Au fil de ses voyages, il a appris la cuisine de rue, l’art de marier poissons et légumes et une cuisine traditionnelle vietnamienne à base d’herbes et d’épices qu’il recrée et magnifie chaque jour. Aujourd’hui, si une ouverture est envisagée à Paris, c’est à Cannes, à deux pas du marché Gambetta, que Madame Hiên s’exporte avec succès. Michel Mihn Corlou y cultive esprit de famille (l’enseigne rend hommage à son arrière-grand mère), savoir culinaire, créativité, accueil enthousiaste.

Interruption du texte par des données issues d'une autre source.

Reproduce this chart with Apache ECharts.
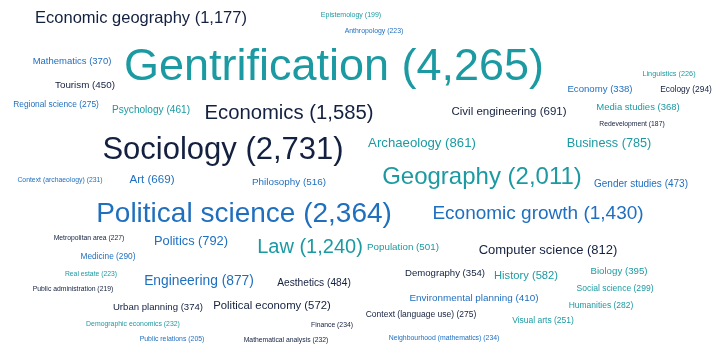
<!DOCTYPE html>
<html><head><meta charset="utf-8">
<script src="https://cdn.jsdelivr.net/npm/echarts@6/dist/echarts.min.js"></script>
<style>html,body{margin:0;padding:0;background:#fff}#c{width:721px;height:362px}</style>
</head><body><div id="c"></div>
<script>
// Data: research topics and their counts
const terms = ["Economic geography","Gentrification","Sociology","Political science","Geography","Economics","Economic growth","Law","Archaeology","Business","Civil engineering","Computer science","Engineering","Politics","Political economy","Aesthetics","Art","Philosophy","Psychology","Tourism","Mathematics","Regional science","Epistemology","Anthropology","Linguistics","Economy","Ecology","Media studies","Redevelopment","Gender studies","Context (archaeology)","Metropolitan area","Medicine","Real estate","Public administration","Urban planning","Demographic economics","Public relations","Finance","Mathematical analysis","Population","Demography","History","Biology","Social science","Environmental planning","Humanities","Context (language use)","Visual arts","Neighbourhood (mathematics)"];
const counts = [1177,4265,2731,2364,2011,1585,1430,1240,861,785,691,812,877,792,572,484,669,516,461,450,370,275,199,223,226,338,294,368,187,473,231,227,290,223,219,374,232,205,234,232,501,354,582,395,299,410,282,275,251,234];

// Layout (word-cloud placement, in pixel space of hidden axes): centre x, centre y
const posX = [141,334,223,244,482,289,538,310,422,609,509,548,199,191,272,314,152,289,151,85,72,56,351,374,669,600,686,638,632,641,60,89,108,91,73,158,133,172,332,286,403,445,526,619,615,474,601,421,543,444];
const posY = [18,68,150,214,177,113,214,247,143,143,112,250,281,241,306,283,180,182,110,85,61,105,15,31,74,89,90,107,124,184,180,238,257,274,289,307,324,339,325,340,247,273,276,271,289,298,306,315,321,338];
// Label font sizes (px)
const sizes = [16.5,45,31,28,24,20.3,19,20,13.2,12.7,11.5,13,13.8,12.8,11.3,10.2,11.6,9.9,10.1,9.8,9.5,8.4,7,6.9,7.3,9.6,8.4,9.5,6.8,10,6.85,6.8,8.3,6.8,6.8,9.6,6.9,6.9,6.8,6.8,9.8,9.6,11.2,9.7,8.55,9.9,8.5,8.5,8.5,6.9];
// Colour group: 0 navy, 1 teal, 2 blue
const groups = [0,1,0,2,1,0,2,1,1,1,0,0,2,2,0,0,2,2,1,0,2,2,1,2,1,2,0,1,0,2,2,0,2,1,0,0,1,2,0,0,1,0,1,1,1,2,1,0,1,2];
const palette = ["#13203f","#1c9aa2","#1f6fbf"];

const fmt = n => n.toLocaleString('en-US');
const data = terms.map((t, i) => ({
  value: [posX[i], posY[i]],
  name: t + " (" + fmt(counts[i]) + ")",
  label: { fontSize: sizes[i], color: palette[groups[i]] }
}));

const chart = echarts.init(document.getElementById('c'), null, {renderer: 'canvas'});
chart.setOption({
  animation: false,
  grid: {left: 0, right: 0, top: 0, bottom: 0},
  xAxis: {type: 'value', min: 0, max: 721, show: false},
  yAxis: {type: 'value', min: 0, max: 362, inverse: true, show: false},
  series: [{
    type: 'scatter',
    symbolSize: 1,
    itemStyle: {color: 'rgba(0,0,0,0)'},
    data: data,
    label: {
      show: true,
      position: 'inside',
      align: 'center',
      verticalAlign: 'middle',
      opacity: 1,
      fontFamily: 'Arial, "Liberation Sans", sans-serif',
      formatter: p => p.name
    },
    labelLayout: {hideOverlap: false}
  }]
});
</script></body></html>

L’adresse n’est pas un oiseau rare mais une invitation sérieuse à découvrir quelques plats du nord Vietnam traités d’une main sûre et à trouver le point d’équilibre entre tradition et modernité. Les Rouleaux de printemps, mangue, crevette et feuille de shiso, précèdent les nems traditionnels d’Hà Nôi, enveloppés de papier de riz avec farce de porc, vermicelles, champignons noirs séchés et herbes. Et puis il y a le pho, soupe originaire du Nord, bouillon national aux nouilles de riz, herbes avec foie gras poché, gingembre et nước mắm,cet indispensable releveur de goût, lamelles de bœuf, coriandre, anis ou clous de girofle. Le bun cha, soupe de nouilles avec, servi à part, un bouillon aigre-doux, sauce de poisson. Le banh cuon(raviolis vietnamiens), le filet de bœuf grillé à la citronnelle, jus au gingembre… annoncent eux aussi une fête légère.
Madame Hiên est enfin un univers d’épices : citronnelle, gingembre, cannelle, poivre rouge Phu Quoc… La sélection de Michel Mihn Corlou fait écho aux Épices Corlou de sa boutique d’Hanoï : curry d’Halong (curcuma, gingembre, cannelle, anis étoilé, coriandre, piment rouge), Hanoï 5 épices (cannelle, anis étoilé, cardamome, coriandre, poivre noir), sel de pagode, cannelle cassia… Autant de saveurs, désirables et sans violence.
Mme Hiên, 14 rue Hélène Vagliano, Cannes. Tel. 04 93 99 25 15.
Set du midi 14 €. Carte env. 32/48 €. Épices Corlou (pot de 35g : 8,50€). Ouvert tlj midi et soir.